Monday, July 27, 2020

Huh.

The long-term survival of slave systems did not depend upon daily displays of terror or force, though obviously displays of power and the threat of dire punishment were always in the background.

No, slaveholders were smarter than that: divide and rule, giving some status, privilege and prestige, made it endure.
Even the most brutal of slaveholders were therefore compelled to develop a sophisticated system of management that exploited the most human aspirations and fears of the people they dominated.

Creating divisions between slaves was essential to this. Enslaved people outnumbered free whites in the British Caribbean. In Jamaica the ratio was higher than 10 to one, and on some big plantations it was about 100 to one. Managers therefore needed to divide slaves in order to rule over them. The slave trade from Africa provided them with one opportunity. As a manager of several large Jamaican sugar estates remarked in 1804, it was a general policy to ‘have the Negroes on an estate a mixture of nations so as to balance one set against another, to be sure of having two-thirds join the whites’ (in the event of an uprising). The theory behind this was that enslaved people from one African ‘nation’ would refuse to join rebellions plotted by those from others, or by creole (locally born) slaves, choosing instead to serve their white masters in the hope of rewards for loyal service.

Privileging some enslaved people above others was another effective means of sowing discord. Slaveholders encouraged complex social hierarchies on the plantations that amounted to something like a system of ‘class’. At the top of plantation slave communities in the sugar colonies of the Caribbean were skilled men, trained up at the behest of white managers to become sugar boilers, blacksmiths, carpenters, coopers, masons and drivers. Such men were, in general, materially better-off than field slaves (most of whom were women), and they tended to live longer.

The most important members of this enslaved elite were the drivers, responsible for enforcing discipline and work routines among the other enslaved workers. These men were essential to effective plantation management – a conduit for orders and, sometimes, for negotiations between white overseers and the massed ranks of field workers.
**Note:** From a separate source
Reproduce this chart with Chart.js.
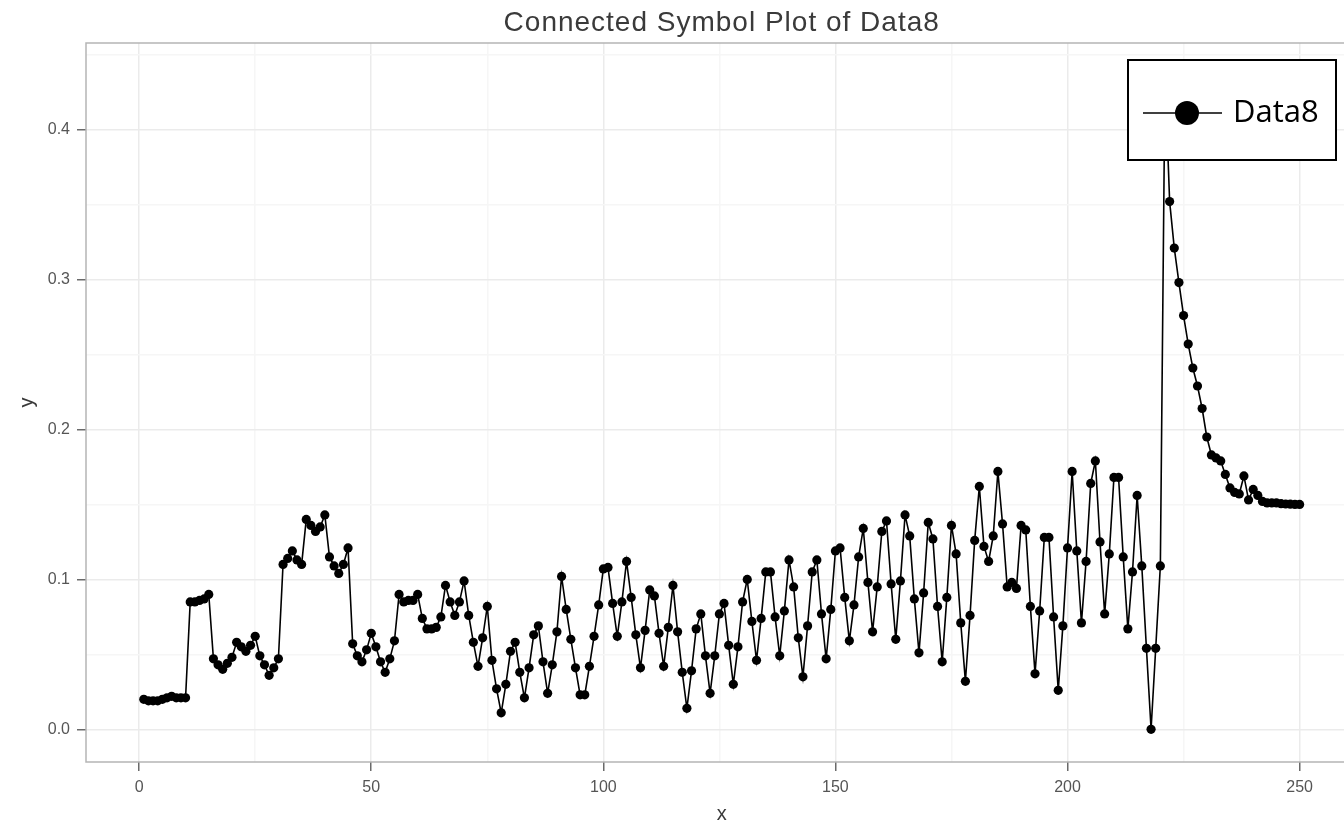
<!DOCTYPE html>
<html>
<head>
<meta charset="utf-8">
<script src="https://cdn.jsdelivr.net/npm/chart.js@4/dist/chart.umd.min.js"></script>
<style>
    html, body { margin: 0; padding: 0; background: #fff; overflow: hidden; }
    #wrap { position: relative; width: 1362px; height: 826px; }
</style>
</head>
<body>
<div id="wrap"><canvas id="plot"></canvas></div>
<script>
// Data8 readings, one per index (x = 1..250)
const data8 = [
    0.020, 0.019, 0.019, 0.019, 0.020, 0.021, 0.022, 0.021, 0.021, 0.021,
    0.085, 0.085, 0.086, 0.087, 0.090, 0.047, 0.043, 0.040, 0.044, 0.048,
    0.058, 0.055, 0.052, 0.056, 0.062, 0.049, 0.043, 0.036, 0.041, 0.047,
    0.110, 0.114, 0.119, 0.113, 0.110, 0.140, 0.136, 0.132, 0.135, 0.143,
    0.115, 0.109, 0.104, 0.110, 0.121, 0.057, 0.049, 0.045, 0.053, 0.064,
    0.055, 0.045, 0.038, 0.047, 0.059, 0.090, 0.085, 0.086, 0.086, 0.090,
    0.074, 0.067, 0.067, 0.068, 0.075, 0.096, 0.085, 0.076, 0.085, 0.099,
    0.076, 0.058, 0.042, 0.061, 0.082, 0.046, 0.027, 0.011, 0.030, 0.052,
    0.058, 0.038, 0.021, 0.041, 0.063, 0.069, 0.045, 0.024, 0.043, 0.065,
    0.102, 0.080, 0.060, 0.041, 0.023, 0.023, 0.042, 0.062, 0.083, 0.107,
    0.108, 0.084, 0.062, 0.085, 0.112, 0.088, 0.063, 0.041, 0.066, 0.093,
    0.089, 0.064, 0.042, 0.068, 0.096, 0.065, 0.038, 0.014, 0.039, 0.067,
    0.077, 0.049, 0.024, 0.049, 0.077, 0.084, 0.056, 0.030, 0.055, 0.085,
    0.100, 0.072, 0.046, 0.074, 0.105, 0.105, 0.075, 0.049, 0.079, 0.113,
    0.095, 0.061, 0.035, 0.069, 0.105, 0.113, 0.077, 0.047, 0.080, 0.119,
    0.121, 0.088, 0.059, 0.083, 0.115, 0.134, 0.098, 0.065, 0.095, 0.132,
    0.139, 0.097, 0.060, 0.099, 0.143, 0.129, 0.087, 0.051, 0.091, 0.138,
    0.127, 0.082, 0.045, 0.088, 0.136, 0.117, 0.071, 0.032, 0.076, 0.126,
    0.162, 0.122, 0.112, 0.129, 0.172, 0.137, 0.095, 0.098, 0.094, 0.136,
    0.133, 0.082, 0.037, 0.079, 0.128, 0.128, 0.075, 0.026, 0.069, 0.121,
    0.172, 0.119, 0.071, 0.112, 0.164, 0.179, 0.125, 0.077, 0.117, 0.168,
    0.168, 0.115, 0.067, 0.105, 0.156, 0.109, 0.054, 0.000, 0.054, 0.109,
    0.436, 0.352, 0.321, 0.298, 0.276, 0.257, 0.241, 0.229, 0.214, 0.195,
    0.183, 0.181, 0.179, 0.170, 0.161, 0.158, 0.157, 0.169, 0.153, 0.160,
    0.156, 0.152, 0.151, 0.151, 0.151, 0.1505, 0.1503, 0.1502, 0.150, 0.150
];

// grid positions: labelled majors plus the unlabelled minors in between
const xTicks = [0, 25, 50, 75, 100, 125, 150, 175, 200, 225, 250];
const xLabels = ['0', '50', '100', '150', '200', '250'];
const yTicks = [0, 0.05, 0.1, 0.15, 0.2, 0.25, 0.3, 0.35, 0.4, 0.45];
const yLabels = ['0.0', '0.1', '0.2', '0.3', '0.4'];

const plotTitle = 'Connected Symbol Plot of Data8';
const seriesName = 'Data8';

const isMajor = (v, step) => Math.abs(v / step - Math.round(v / step)) < 1e-6;

function gridColor(step) {
    return ctx => {
        const v = ctx.tick ? ctx.tick.value : 0;
        return isMajor(v, step) ? '#ebebeb' : '#f6f6f6';
    };
}
function tickMarkColor(step) {
    return ctx => {
        const v = ctx.tick ? ctx.tick.value : 0;
        return isMajor(v, step) ? '#6a6a6a' : 'rgba(0,0,0,0)';
    };
}

// panel border, titles and the boxed legend
const decor = {
    id: 'decor',
    afterDraw(chart) {
        const { ctx, chartArea: a } = chart;
        ctx.save();
        ctx.strokeStyle = '#b5b5b5';
        ctx.lineWidth = 1.5;
        ctx.strokeRect(a.left, a.top, a.right - a.left, a.bottom - a.top);

        const mid = (a.left + a.right) / 2;
        ctx.fillStyle = '#3a3a3a';
        ctx.textAlign = 'center';
        ctx.textBaseline = 'middle';
        ctx.font = '28px "Liberation Sans", Arial, sans-serif';
        ctx.letterSpacing = '1px';
        ctx.fillText(plotTitle, mid, 23);
        ctx.letterSpacing = '0px';

        ctx.font = '20px "Liberation Sans", Arial, sans-serif';
        ctx.fillText('x', mid, 814);
        ctx.save();
        ctx.translate(27, (a.top + a.bottom) / 2);
        ctx.rotate(-Math.PI / 2);
        ctx.fillText('y', 0, 0);
        ctx.restore();

        // legend box
        ctx.fillStyle = '#fff';
        ctx.fillRect(1128, 60, 208, 100);
        ctx.strokeStyle = '#000';
        ctx.lineWidth = 2;
        ctx.strokeRect(1128, 60, 208, 100);
        ctx.lineWidth = 1.5;
        ctx.beginPath();
        ctx.moveTo(1143, 113);
        ctx.lineTo(1222, 113);
        ctx.stroke();
        ctx.fillStyle = '#000';
        ctx.beginPath();
        ctx.arc(1187, 113, 12, 0, Math.PI * 2);
        ctx.fill();
        ctx.textAlign = 'left';
        ctx.font = '31px "Open Sans", "Liberation Sans", sans-serif';
        ctx.fillText(seriesName, 1233, 113);
        ctx.restore();
    }
};

const chart = new Chart(document.getElementById('plot'), {
    type: 'line',
    data: {
        datasets: [{
            label: seriesName,
            data: data8.map((y, i) => ({ x: i + 1, y })),
            borderColor: '#000',
            backgroundColor: '#000',
            borderWidth: 1.6,
            pointRadius: 4.6,
            pointBorderWidth: 0,
            tension: 0
        }]
    },
    options: {
        responsive: true,
        maintainAspectRatio: false,
        animation: false,
        layout: { padding: { top: 43, right: 2, left: 0, bottom: 0 } },
        plugins: { legend: { display: false }, title: { display: false }, tooltip: { enabled: false } },
        scales: {
            x: {
                type: 'linear',
                min: -11.45,
                max: 262.45,
                afterBuildTicks: s => { s.ticks = xTicks.map(v => ({ value: v })); },
                afterFit: s => { s.height = 64; },
                border: { display: false },
                grid: { color: gridColor(50), lineWidth: 1.5, tickLength: 9, tickColor: tickMarkColor(50), tickWidth: 1.5 },
                ticks: {
                    autoSkip: false,
                    maxRotation: 0,
                    padding: 7,
                    color: '#555',
                    font: { family: '"Liberation Sans", Arial, sans-serif', size: 16 },
                    callback: v => isMajor(v, 50) ? xLabels[Math.round(v / 50)] : ''
                }
            },
            y: {
                type: 'linear',
                min: -0.0218,
                max: 0.4578,
                afterBuildTicks: s => { s.ticks = yTicks.map(v => ({ value: v })); },
                afterFit: s => { s.width = 86; },
                border: { display: false },
                grid: { color: gridColor(0.1), lineWidth: 1.5, tickLength: 9, tickColor: tickMarkColor(0.1), tickWidth: 1.5 },
                ticks: {
                    autoSkip: false,
                    padding: 7,
                    color: '#555',
                    font: { family: '"Liberation Sans", Arial, sans-serif', size: 16 },
                    callback: v => isMajor(v, 0.1) ? yLabels[Math.round(v / 0.1)] : ''
                }
            }
        }
    },
    plugins: [decor]
});
</script>
</body>
</html>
They were also among the strongest survivors of the system.

The privileges conferred on the enslaved elite came in several forms: better food, more food, better clothing, more clothing, better and bigger housing, even the prospect (in some rare cases) that a master might use his last will and testament to free them.

Now, it is possible that a crude, nuance-impaired cynic might see something similar in the confluence of the divisions instilled by identity politics and the dispensation of privileges via governmental and corporate largess, all occurring while power and wealth are increasingly-centralized on a global scale.

But such persons can be dismissed out of hand.